* START Records supplied *

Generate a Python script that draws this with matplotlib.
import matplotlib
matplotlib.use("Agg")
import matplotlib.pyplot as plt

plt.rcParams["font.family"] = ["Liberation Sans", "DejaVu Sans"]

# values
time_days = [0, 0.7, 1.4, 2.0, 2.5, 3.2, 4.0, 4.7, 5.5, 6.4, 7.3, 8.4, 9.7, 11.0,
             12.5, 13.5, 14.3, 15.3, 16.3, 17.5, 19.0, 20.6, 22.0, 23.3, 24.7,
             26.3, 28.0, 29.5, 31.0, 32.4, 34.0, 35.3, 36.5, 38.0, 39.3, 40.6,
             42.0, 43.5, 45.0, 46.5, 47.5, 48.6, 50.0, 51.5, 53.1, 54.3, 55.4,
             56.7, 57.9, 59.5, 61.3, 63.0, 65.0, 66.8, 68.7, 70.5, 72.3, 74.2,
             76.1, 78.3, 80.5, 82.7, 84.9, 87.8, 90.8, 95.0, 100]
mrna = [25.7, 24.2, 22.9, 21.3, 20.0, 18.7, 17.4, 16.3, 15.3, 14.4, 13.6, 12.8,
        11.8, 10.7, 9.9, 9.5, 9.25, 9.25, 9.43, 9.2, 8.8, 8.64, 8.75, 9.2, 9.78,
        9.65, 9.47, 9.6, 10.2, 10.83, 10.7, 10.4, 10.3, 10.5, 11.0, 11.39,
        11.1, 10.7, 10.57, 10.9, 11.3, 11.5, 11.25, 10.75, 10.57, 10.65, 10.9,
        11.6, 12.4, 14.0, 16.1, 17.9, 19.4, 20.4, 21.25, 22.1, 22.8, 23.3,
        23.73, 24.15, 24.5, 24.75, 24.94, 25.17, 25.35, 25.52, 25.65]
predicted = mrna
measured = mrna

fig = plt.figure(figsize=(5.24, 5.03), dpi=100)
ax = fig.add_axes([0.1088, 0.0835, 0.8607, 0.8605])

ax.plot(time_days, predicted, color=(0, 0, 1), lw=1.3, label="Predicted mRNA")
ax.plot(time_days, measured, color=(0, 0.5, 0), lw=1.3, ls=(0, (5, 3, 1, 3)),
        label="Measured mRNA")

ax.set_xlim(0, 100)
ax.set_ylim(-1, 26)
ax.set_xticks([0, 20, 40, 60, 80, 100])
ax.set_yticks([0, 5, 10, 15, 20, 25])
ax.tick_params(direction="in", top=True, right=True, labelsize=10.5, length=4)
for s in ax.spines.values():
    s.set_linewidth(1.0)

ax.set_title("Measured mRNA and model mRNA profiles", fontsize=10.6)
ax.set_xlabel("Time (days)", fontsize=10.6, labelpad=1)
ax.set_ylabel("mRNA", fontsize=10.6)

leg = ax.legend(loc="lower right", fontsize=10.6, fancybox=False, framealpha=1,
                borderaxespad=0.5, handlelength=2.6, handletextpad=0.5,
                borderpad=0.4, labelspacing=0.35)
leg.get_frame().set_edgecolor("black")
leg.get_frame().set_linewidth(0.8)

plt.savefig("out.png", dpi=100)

* END Records supplied *
* START Records supplied *

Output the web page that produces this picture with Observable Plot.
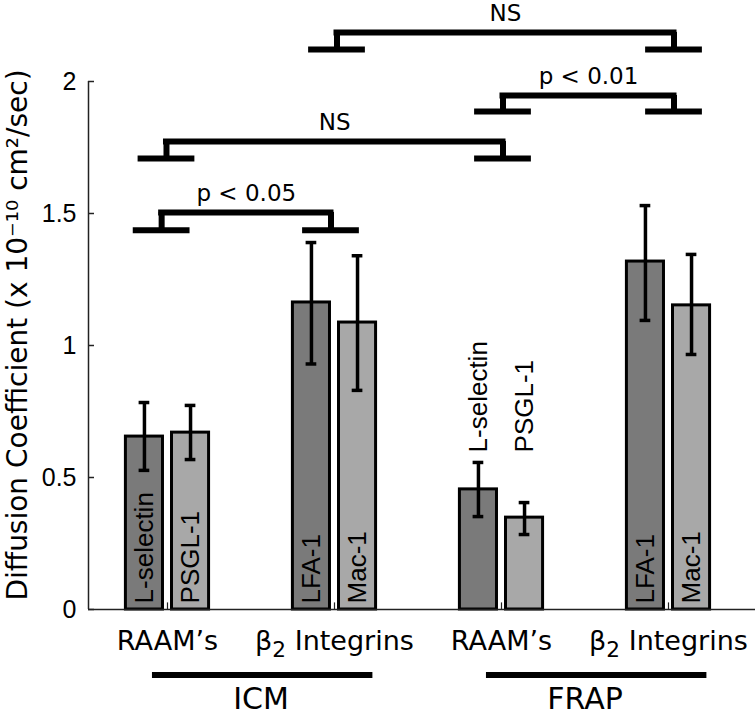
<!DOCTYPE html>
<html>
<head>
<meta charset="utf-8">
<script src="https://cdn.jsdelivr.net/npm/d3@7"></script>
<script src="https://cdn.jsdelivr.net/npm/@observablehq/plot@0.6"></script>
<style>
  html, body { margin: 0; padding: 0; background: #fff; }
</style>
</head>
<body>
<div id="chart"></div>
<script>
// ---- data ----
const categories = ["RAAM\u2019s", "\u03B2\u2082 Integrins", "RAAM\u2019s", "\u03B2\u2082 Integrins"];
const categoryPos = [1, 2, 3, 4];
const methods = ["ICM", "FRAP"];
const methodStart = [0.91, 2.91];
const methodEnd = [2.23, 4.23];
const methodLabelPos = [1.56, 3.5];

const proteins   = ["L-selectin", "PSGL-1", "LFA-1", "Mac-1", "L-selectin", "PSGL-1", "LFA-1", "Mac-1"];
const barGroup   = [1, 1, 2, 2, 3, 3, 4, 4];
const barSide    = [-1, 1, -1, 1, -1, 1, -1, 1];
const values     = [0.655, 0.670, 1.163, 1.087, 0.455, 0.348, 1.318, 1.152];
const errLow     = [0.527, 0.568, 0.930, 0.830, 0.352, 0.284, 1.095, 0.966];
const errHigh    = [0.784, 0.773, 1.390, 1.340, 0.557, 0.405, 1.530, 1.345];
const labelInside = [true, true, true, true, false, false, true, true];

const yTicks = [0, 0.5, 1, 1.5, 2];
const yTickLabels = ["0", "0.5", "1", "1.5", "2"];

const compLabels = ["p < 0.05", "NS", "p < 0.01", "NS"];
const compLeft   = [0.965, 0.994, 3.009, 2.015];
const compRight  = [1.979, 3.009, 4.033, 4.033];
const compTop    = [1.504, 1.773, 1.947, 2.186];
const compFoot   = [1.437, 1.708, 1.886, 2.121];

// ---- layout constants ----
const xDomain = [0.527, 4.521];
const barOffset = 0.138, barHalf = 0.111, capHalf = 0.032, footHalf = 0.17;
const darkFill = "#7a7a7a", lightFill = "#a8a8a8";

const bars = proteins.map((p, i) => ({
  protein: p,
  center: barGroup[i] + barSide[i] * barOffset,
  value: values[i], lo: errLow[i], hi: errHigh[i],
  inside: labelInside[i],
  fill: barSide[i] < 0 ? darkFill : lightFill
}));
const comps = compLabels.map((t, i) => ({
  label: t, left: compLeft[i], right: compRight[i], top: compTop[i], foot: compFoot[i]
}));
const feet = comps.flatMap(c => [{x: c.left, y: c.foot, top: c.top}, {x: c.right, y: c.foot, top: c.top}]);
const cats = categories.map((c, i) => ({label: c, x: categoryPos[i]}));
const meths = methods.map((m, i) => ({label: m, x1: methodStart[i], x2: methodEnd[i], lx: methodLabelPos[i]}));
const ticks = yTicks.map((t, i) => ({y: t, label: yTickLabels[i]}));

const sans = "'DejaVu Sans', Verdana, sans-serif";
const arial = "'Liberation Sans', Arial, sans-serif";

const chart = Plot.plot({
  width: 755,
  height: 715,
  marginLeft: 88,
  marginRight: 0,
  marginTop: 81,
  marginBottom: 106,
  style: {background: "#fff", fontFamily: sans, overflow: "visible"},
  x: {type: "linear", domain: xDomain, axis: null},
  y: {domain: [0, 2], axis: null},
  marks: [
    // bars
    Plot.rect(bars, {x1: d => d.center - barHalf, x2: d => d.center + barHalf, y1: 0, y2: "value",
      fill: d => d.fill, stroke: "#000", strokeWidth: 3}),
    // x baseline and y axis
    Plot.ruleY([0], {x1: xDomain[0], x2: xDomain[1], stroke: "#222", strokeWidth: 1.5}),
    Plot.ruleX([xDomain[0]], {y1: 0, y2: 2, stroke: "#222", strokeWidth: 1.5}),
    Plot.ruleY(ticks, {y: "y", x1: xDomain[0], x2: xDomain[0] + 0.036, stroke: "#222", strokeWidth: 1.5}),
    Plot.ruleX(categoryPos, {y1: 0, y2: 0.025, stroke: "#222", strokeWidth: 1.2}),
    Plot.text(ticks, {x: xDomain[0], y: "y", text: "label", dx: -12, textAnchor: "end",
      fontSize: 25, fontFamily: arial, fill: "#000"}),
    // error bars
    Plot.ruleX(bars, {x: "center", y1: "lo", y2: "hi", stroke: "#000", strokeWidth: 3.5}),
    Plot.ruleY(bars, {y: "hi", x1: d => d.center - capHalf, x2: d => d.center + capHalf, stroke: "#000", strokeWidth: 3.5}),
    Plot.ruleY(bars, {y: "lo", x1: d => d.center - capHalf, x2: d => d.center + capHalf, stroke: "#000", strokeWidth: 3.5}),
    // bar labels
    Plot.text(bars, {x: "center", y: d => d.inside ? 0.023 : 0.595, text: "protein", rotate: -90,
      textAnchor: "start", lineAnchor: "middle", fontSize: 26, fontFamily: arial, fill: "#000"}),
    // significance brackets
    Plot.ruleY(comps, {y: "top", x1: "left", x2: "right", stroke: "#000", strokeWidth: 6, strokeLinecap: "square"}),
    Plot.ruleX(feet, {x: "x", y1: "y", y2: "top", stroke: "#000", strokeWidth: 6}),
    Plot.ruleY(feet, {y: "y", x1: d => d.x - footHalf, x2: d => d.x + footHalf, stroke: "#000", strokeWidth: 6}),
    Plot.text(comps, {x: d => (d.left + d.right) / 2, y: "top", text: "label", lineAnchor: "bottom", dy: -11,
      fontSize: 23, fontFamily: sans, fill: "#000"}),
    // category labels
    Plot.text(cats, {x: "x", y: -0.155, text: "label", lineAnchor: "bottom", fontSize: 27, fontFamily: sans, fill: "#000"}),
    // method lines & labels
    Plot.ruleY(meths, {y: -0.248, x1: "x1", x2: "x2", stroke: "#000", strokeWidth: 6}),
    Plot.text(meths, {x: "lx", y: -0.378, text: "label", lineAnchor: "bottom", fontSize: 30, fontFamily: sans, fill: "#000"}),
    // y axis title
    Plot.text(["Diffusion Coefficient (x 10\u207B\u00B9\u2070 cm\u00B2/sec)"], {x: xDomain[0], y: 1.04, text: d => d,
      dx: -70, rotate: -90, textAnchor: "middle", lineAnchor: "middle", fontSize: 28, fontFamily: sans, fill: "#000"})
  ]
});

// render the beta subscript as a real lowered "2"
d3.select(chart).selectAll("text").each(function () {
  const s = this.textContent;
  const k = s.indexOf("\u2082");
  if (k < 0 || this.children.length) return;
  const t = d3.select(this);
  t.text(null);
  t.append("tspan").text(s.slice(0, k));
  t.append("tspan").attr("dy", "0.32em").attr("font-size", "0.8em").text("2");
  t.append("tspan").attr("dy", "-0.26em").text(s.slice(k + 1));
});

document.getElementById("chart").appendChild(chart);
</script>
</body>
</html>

* END Records supplied *

= Objective =
Find the lines containing "with" and list every one of them.

= Final result =
Generate a Python script that draws this with matplotlib.
Output the web page that produces this picture with Observable Plot.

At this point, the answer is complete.